Born: Monday 20th July 1931
Died: Wednesday 8th June 2011 (age: 79)

The Guardian (Obituary)

Roy Skelton was a well known actor and voice artist, who contributed to dozens of Doctor Who episodes across the eras of all seven of the classic series Doctors.

Best known in Doctor Who circles for his Dalek and Cyberman voices, he was also well-known in British television for his voice work on the famous children's series Rainbow, where he famously provided the vocal characterisation of the puppets George and Zippy.

Born in Manchester in July 1931, Skelton's first involvement with Doctor Who came when he provided voices for the Monoids in the 1966 William Hartnell serial The Ark. He returned to the series later that year to provide voices to the first ever Cybermen in Hartnell's finale as the Doctor, The Tenth Planet. It was in 1967 that he first took on the role he became most associated with on Doctor Who, when he voiced the Daleks in Evil of the Daleks, lining up against Second Doctor Patrick Troughton. He then provided Dalek voices right through until their final classic series appearance in 1988 Remembrance of the Daleks, starring Sylvester McCoy. He also made the occasional on-screen appearance, such as briefly playing the body of the Spiridon Wester, whose voice he had provided, when the character became visible on his death in the Jon Pertwee serial Planet of the Daleks in 1973.

Skelton's ability to provide Dalek voices in different registers which he could switch between as recording was in progress enabled a variety of characterisation and conversation to be played in Dalek scenes.

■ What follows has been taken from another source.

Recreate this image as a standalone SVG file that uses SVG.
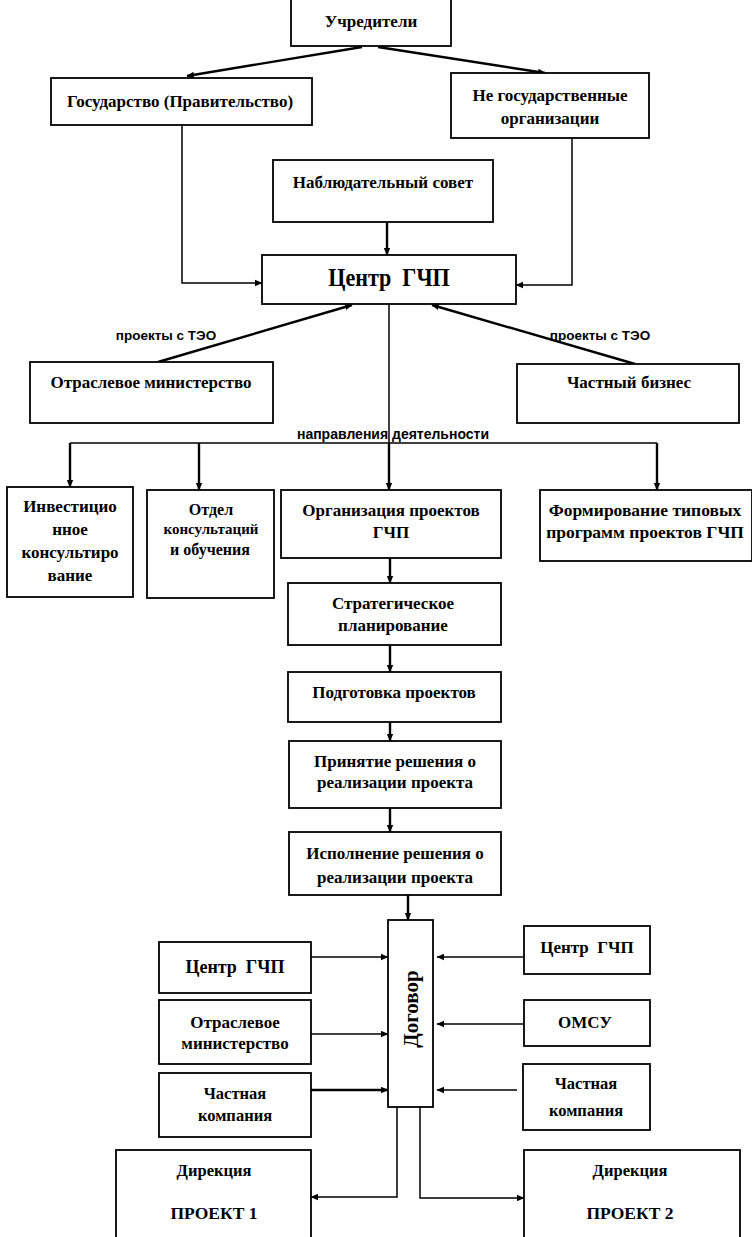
<svg xmlns="http://www.w3.org/2000/svg" width="752" height="1237" viewBox="0 0 752 1237" font-size="17">
<defs>
<marker id="ah" markerWidth="8" markerHeight="8" refX="7" refY="4" orient="auto" markerUnits="userSpaceOnUse">
<path d="M0,0.8 L7.5,4 L0,7.2 Z" fill="#000"/>
</marker>
<style>
rect.b{fill:#fff;stroke:#000;stroke-width:1.8}
text{font-family:"Liberation Serif","Times New Roman",serif;font-weight:bold;fill:#000;text-anchor:middle}
.s{font-family:"Liberation Sans",Arial,sans-serif}
.c{stroke:#000;fill:none}
.thin{stroke-width:1.5}
.thk{stroke-width:2.4}
</style>
</defs>
<rect width="752" height="1237" fill="#fff"/>

<g id="connectors">
<line class="c thk" x1="362" y1="47" x2="187" y2="76" marker-end="url(#ah)"/>
<line class="c thk" x1="378" y1="47" x2="545" y2="73" marker-end="url(#ah)"/>
<polyline class="c thin" points="182,125 182,283 262,283" marker-end="url(#ah)"/>
<polyline class="c thin" points="572,138 572,285 516,285" marker-end="url(#ah)"/>
<line class="c thk" x1="387" y1="222" x2="387" y2="255" marker-end="url(#ah)"/>
<line class="c thk" x1="158" y1="362" x2="352" y2="305" marker-end="url(#ah)"/>
<line class="c thk" x1="635" y1="364" x2="432" y2="305" marker-end="url(#ah)"/>
<line class="c thin" x1="389" y1="304" x2="389" y2="443"/>
<line class="c thin" x1="70" y1="443" x2="657" y2="443"/>
<line class="c thk" x1="70" y1="443" x2="70" y2="487" marker-end="url(#ah)"/>
<line class="c thk" x1="199" y1="443" x2="199" y2="490" marker-end="url(#ah)"/>
<line class="c thk" x1="389" y1="443" x2="389" y2="490" marker-end="url(#ah)"/>
<line class="c thk" x1="657" y1="443" x2="657" y2="490" marker-end="url(#ah)"/>
<line class="c thk" x1="390" y1="558" x2="390" y2="583" marker-end="url(#ah)"/>
<line class="c thk" x1="390" y1="645" x2="390" y2="672" marker-end="url(#ah)"/>
<line class="c thk" x1="390" y1="722" x2="390" y2="741" marker-end="url(#ah)"/>
<line class="c thk" x1="390" y1="808" x2="390" y2="832" marker-end="url(#ah)"/>
<line class="c thk" x1="408" y1="895" x2="408" y2="920" marker-end="url(#ah)"/>
<line class="c thin" x1="311" y1="957" x2="388" y2="957" marker-end="url(#ah)"/>
<line class="c thin" x1="311" y1="1034" x2="388" y2="1034" marker-end="url(#ah)"/>
<line class="c thk" x1="311" y1="1090" x2="388" y2="1090" marker-end="url(#ah)"/>
<line class="c thin" x1="524" y1="957" x2="437" y2="957" marker-end="url(#ah)"/>
<line class="c thin" x1="524" y1="1024" x2="437" y2="1024" marker-end="url(#ah)"/>
<line class="c thin" x1="517" y1="1090" x2="437" y2="1090" marker-end="url(#ah)"/>
<polyline class="c thin" points="397,1107 397,1197 311,1197" marker-end="url(#ah)"/>
<polyline class="c thin" points="420,1107 420,1198 524,1198" marker-end="url(#ah)"/>
<text class="s" x="166" y="340" font-size="13.5">проекты с ТЭО</text>
<text class="s" x="600" y="340" font-size="13.5">проекты с ТЭО</text>
<text class="s" x="393" y="439" font-size="14">направления деятельности</text>
</g>

<g id="n-uchrediteli">
<rect class="b" x="291" y="-2" width="160" height="48"/>
<text x="371" y="27">Учредители</text>
</g>
<g id="n-gosudarstvo">
<rect class="b" x="51" y="78" width="261" height="47"/>
<text x="180" y="107">Государство (Правительство)</text>
</g>
<g id="n-negos">
<rect class="b" x="451" y="73" width="198" height="65"/>
<text x="550" y="101">Не государственные</text>
<text x="550" y="124">организации</text>
</g>
<g id="n-nabl">
<rect class="b" x="273" y="160" width="220" height="62"/>
<text x="383" y="188">Наблюдательный совет</text>
</g>
<g id="n-centr">
<rect class="b" x="262" y="255" width="254" height="49"/>
<text x="0" y="0" font-size="26" transform="translate(389,286) scale(0.85,1)" xml:space="preserve">Центр  ГЧП</text>
</g>
<g id="n-otrasl">
<rect class="b" x="30" y="362" width="243" height="61"/>
<text x="151" y="388">Отраслевое министерство</text>
</g>
<g id="n-chastny">
<rect class="b" x="517" y="364" width="222" height="59"/>
<text x="629" y="388">Частный бизнес</text>
</g>
<g id="n-invest">
<rect class="b" x="7" y="487" width="126" height="110"/>
<text x="70" y="512">Инвестицио</text>
<text x="70" y="535">нное</text>
<text x="70" y="558">консультиро</text>
<text x="70" y="581">вание</text>
</g>
<g id="n-otdel">
<rect class="b" x="147" y="490" width="127" height="108"/>
<text x="211" y="515" font-size="16">Отдел</text>
<text x="211" y="534" font-size="15">консультаций</text>
<text x="210" y="555" font-size="16">и обучения</text>
</g>
<g id="n-org">
<rect class="b" x="281" y="490" width="220" height="68"/>
<text x="391" y="516">Организация проектов</text>
<text x="391" y="538">ГЧП</text>
</g>
<g id="n-form">
<rect class="b" x="540" y="490" width="212" height="71"/>
<text x="645" y="516" font-size="17.5">Формирование типовых</text>
<text x="645" y="538" font-size="17.5">программ проектов ГЧП</text>
</g>
<g id="n-strat">
<rect class="b" x="288" y="583" width="213" height="62"/>
<text x="393" y="609">Стратегическое</text>
<text x="393" y="631">планирование</text>
</g>
<g id="n-podg">
<rect class="b" x="288" y="672" width="213" height="50"/>
<text x="394" y="698">Подготовка проектов</text>
</g>
<g id="n-prin">
<rect class="b" x="289" y="741" width="212" height="67"/>
<text x="395" y="767">Принятие решения о</text>
<text x="395" y="788">реализации проекта</text>
</g>
<g id="n-isp">
<rect class="b" x="289" y="832" width="212" height="63"/>
<text x="395" y="859">Исполнение решения о</text>
<text x="395" y="883">реализации проекта</text>
</g>
<g id="n-dogovor">
<rect class="b" x="388" y="920" width="45" height="187"/>
<text x="0" y="0" font-size="21" transform="translate(418,1009) rotate(-90)">Договор</text>
</g>
<g id="n-centr2">
<rect class="b" x="159" y="942" width="152" height="51"/>
<text x="235" y="973" font-size="18" xml:space="preserve">Центр  ГЧП</text>
</g>
<g id="n-otrasl2">
<rect class="b" x="159" y="1000" width="152" height="64"/>
<text x="235" y="1028">Отраслевое</text>
<text x="235" y="1049">министерство</text>
</g>
<g id="n-chastn2">
<rect class="b" x="159" y="1073" width="152" height="64"/>
<text x="235" y="1099" font-size="16.5">Частная</text>
<text x="235" y="1121" font-size="16.5">компания</text>
</g>
<g id="n-centr3">
<rect class="b" x="524" y="926" width="126" height="48"/>
<text x="587" y="953" xml:space="preserve">Центр  ГЧП</text>
</g>
<g id="n-omsu">
<rect class="b" x="524" y="1000" width="126" height="46"/>
<text x="585" y="1028">ОМСУ</text>
</g>
<g id="n-chastn3">
<rect class="b" x="523" y="1064" width="127" height="66"/>
<text x="586" y="1089" font-size="16.5">Частная</text>
<text x="586" y="1116" font-size="16.5">компания</text>
</g>
<g id="n-proekt1">
<rect class="b" x="116" y="1150" width="195" height="95"/>
<text x="214" y="1176" font-size="16.5">Дирекция</text>
<text x="214" y="1219" font-weight="normal" font-size="17.5">ПРОЕКТ 1</text>
</g>
<g id="n-proekt2">
<rect class="b" x="524" y="1150" width="216" height="95"/>
<text x="630" y="1176" font-size="16.5">Дирекция</text>
<text x="630" y="1219" font-weight="normal" font-size="17.5">ПРОЕКТ 2</text>
</g>
</svg>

This ability to quickly switch between voices also served him well on Rainbow, a series he stayed with from its origins in the early 1970s through to the 1990s, where he was frequently called on to voice quick-fire conversations between his two characters of George and Zippy.

His association with two such long-lasting series fondly remembered by the British public meant that Skelton often appeared in documentaries and interviews, and he even returned to voice Zippy for a surreal guest appearance in a 2008 episode of the BBC One drama series Ashes to Ashes, set in an illusory version of the early 1980s.